After that, it is my team’s job to go and look for a product, and to the extent feasible, help structure a product,” Kang explains.

Another challenge facing PE investment in property is that this space is less transparent than other asset classes. Kang’s team has to dig deep into each of the markets and each opportunity to find the managers and the strategies that fit their goals.

The Aberdeen executive admits that the global financial crisis has done its work of eliminating weaker fund managers while bringing new fund managers to the market.

“In terms of quality of fund managers, the crisis was in some ways purgatory. It was survival of the fittest so I think those managers who were able to get through the crisis relatively intact are now seen as strong contenders. They would be able to say they have successfully navigated one of the worst financial crises in recent history,” Kang adds.

Separating the wheat from the chaff

But the new fund managers who were not active in PE before the crisis will be facing the same issues that they met pre-crisis, particularly the lack of a demonstrable track record in managing international capital.

“They may have a lot of experience in the bricks and mortar aspect of the business or have a lot of relationships on the ground in their respective markets but managing international capital is a different ball game. We still have to scrutinize them to get the level of comfort that not only do they know how to manage property, they also know how to manage international capital in terms of understanding best practices and requirements such as transparency, corporate governance, reporting and all that,” Kang comments.

Aberdeen will soon be building a short-list of fund managers in preparation for building its portfolio for Asia III.

In seeking to deliver a well-diversified exposure across the region to investors without being pigeon-holed as an opportunistic value fund, or just an emerging market fund of funds, the investment team will have to look at each market closely and choose the best strategies in line with investment targets or objectives, she adds.

Portfolio construction will cover investing in each market according to the market cycle with the more mature markets as first priority.

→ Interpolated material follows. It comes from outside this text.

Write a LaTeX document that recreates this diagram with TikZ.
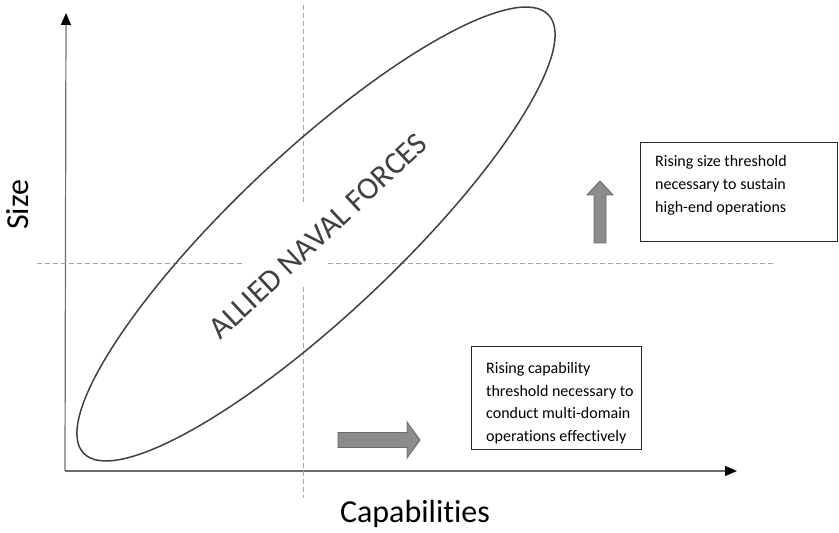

“We would want to start investing in mature markets like Australia and Japan because of the cycle movement. In the case of China and India, they are more long-term growth plays and we will not shy away from these markets but we won’t be rushing into them either. There is no doubting the growth potential of these markets but property investment can be very micro, coming down to location selection, land pricing and how well a manager can manage the delivery of a project, among others. Property is an asset class that does not always bear a high degree of correlation to what’s going on in terms of the economy. Just because the economy is growing at 10% doesn’t mean that we will have a slam dunk in the property market,” Kang notes.

Aberdeen varies its investment strategy according to market characteristics. In mature markets like Japan or Australia, an investor can invest in a single-market focussed fund like an Australia commercial fund or a Tokyo residential fund. It believes there are attractive opportunities in these markets according to their respective market cycles.

This is not the same for a market like Hong Kong where the property market tends to be volatile and cycles can be rather short. For a market with these characteristics, Aberdeen prefers to invest through a multi-market, multi-sector fund where the manager has the flexibility to move money across different borders and markets depending on where the opportunities are.